Material supplied:
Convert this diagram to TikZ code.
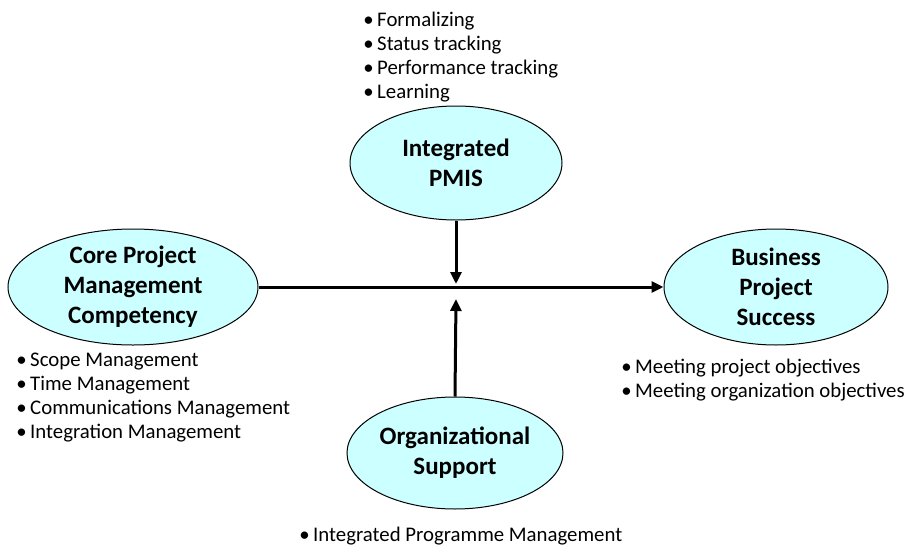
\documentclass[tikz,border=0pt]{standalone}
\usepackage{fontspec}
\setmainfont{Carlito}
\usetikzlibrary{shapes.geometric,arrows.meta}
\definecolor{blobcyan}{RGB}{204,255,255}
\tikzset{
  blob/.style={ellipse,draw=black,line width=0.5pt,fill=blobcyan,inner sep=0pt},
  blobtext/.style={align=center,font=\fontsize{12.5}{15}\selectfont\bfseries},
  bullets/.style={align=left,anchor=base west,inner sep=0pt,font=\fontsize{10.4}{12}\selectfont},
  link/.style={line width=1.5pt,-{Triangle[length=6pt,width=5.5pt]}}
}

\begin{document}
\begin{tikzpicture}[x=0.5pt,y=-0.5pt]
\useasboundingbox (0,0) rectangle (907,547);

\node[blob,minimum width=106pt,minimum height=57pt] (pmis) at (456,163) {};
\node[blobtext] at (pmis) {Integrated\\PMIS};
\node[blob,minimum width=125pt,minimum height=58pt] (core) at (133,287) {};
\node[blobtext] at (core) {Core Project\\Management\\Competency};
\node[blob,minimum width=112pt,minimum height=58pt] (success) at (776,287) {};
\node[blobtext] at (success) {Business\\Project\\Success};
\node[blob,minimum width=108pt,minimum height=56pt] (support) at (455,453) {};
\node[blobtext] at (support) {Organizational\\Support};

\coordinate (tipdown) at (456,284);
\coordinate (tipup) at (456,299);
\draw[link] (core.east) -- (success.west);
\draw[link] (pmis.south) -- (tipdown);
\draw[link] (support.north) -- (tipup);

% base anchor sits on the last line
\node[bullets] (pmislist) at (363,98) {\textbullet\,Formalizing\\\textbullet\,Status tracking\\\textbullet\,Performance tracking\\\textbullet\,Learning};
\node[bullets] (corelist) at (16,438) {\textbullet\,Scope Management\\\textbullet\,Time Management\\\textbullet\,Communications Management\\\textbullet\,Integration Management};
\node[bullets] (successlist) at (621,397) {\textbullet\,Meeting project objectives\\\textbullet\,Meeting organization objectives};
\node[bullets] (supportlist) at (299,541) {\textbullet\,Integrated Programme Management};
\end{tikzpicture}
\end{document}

...

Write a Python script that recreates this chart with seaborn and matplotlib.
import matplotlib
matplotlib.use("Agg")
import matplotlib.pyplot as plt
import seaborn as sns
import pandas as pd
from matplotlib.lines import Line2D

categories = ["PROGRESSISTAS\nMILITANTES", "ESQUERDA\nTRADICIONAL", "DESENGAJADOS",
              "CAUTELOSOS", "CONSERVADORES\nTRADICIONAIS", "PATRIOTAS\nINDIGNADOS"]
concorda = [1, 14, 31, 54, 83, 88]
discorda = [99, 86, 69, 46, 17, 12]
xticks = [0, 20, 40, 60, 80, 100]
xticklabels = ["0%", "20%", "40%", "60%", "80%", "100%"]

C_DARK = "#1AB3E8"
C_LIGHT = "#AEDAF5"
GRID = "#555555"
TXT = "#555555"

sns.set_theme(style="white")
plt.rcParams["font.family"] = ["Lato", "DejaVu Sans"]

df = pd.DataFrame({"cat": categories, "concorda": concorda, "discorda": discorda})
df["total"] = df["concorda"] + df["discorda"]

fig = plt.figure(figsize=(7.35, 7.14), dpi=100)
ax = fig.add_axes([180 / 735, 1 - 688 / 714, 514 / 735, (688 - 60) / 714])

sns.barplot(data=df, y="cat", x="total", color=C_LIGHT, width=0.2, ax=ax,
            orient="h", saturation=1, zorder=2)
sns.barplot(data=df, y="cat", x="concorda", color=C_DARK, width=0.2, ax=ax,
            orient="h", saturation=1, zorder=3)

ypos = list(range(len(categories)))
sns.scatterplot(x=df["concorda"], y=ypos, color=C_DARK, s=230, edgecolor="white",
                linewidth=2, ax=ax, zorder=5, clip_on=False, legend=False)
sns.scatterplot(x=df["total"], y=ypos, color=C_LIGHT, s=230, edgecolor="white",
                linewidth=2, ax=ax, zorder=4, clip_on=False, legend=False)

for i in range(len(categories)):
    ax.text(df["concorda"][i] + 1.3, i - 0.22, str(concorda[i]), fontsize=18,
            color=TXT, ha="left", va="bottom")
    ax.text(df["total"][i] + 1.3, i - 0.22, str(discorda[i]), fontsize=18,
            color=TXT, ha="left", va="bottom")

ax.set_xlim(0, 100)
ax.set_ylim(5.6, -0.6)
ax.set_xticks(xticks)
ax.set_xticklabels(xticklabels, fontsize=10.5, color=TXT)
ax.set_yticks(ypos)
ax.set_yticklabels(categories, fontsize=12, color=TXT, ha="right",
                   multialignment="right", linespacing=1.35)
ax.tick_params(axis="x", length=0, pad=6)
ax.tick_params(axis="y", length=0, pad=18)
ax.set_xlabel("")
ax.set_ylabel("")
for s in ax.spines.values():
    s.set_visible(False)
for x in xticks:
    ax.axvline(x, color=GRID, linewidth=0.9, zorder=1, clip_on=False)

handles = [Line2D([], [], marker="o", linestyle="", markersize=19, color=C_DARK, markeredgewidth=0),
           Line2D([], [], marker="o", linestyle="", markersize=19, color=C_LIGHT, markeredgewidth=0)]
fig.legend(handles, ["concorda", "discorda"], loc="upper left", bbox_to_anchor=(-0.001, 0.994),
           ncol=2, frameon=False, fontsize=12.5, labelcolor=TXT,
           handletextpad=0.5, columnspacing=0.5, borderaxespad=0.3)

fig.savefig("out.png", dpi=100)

Directions:
Reproduce, starting at the line containing "Convert this diagram to TikZ code." and stopping after the line containing "(0,0) rectangle (907,547);", each of those lines exactly and no others; leave pictures out.

Finished task:
Convert this diagram to TikZ code.
\documentclass[tikz,border=0pt]{standalone}
\usepackage{fontspec}
\setmainfont{Carlito}
\usetikzlibrary{shapes.geometric,arrows.meta}
\definecolor{blobcyan}{RGB}{204,255,255}
\tikzset{
  blob/.style={ellipse,draw=black,line width=0.5pt,fill=blobcyan,inner sep=0pt},
  blobtext/.style={align=center,font=\fontsize{12.5}{15}\selectfont\bfseries},
  bullets/.style={align=left,anchor=base west,inner sep=0pt,font=\fontsize{10.4}{12}\selectfont},
  link/.style={line width=1.5pt,-{Triangle[length=6pt,width=5.5pt]}}
}

\begin{document}
\begin{tikzpicture}[x=0.5pt,y=-0.5pt]
\useasboundingbox (0,0) rectangle (907,547);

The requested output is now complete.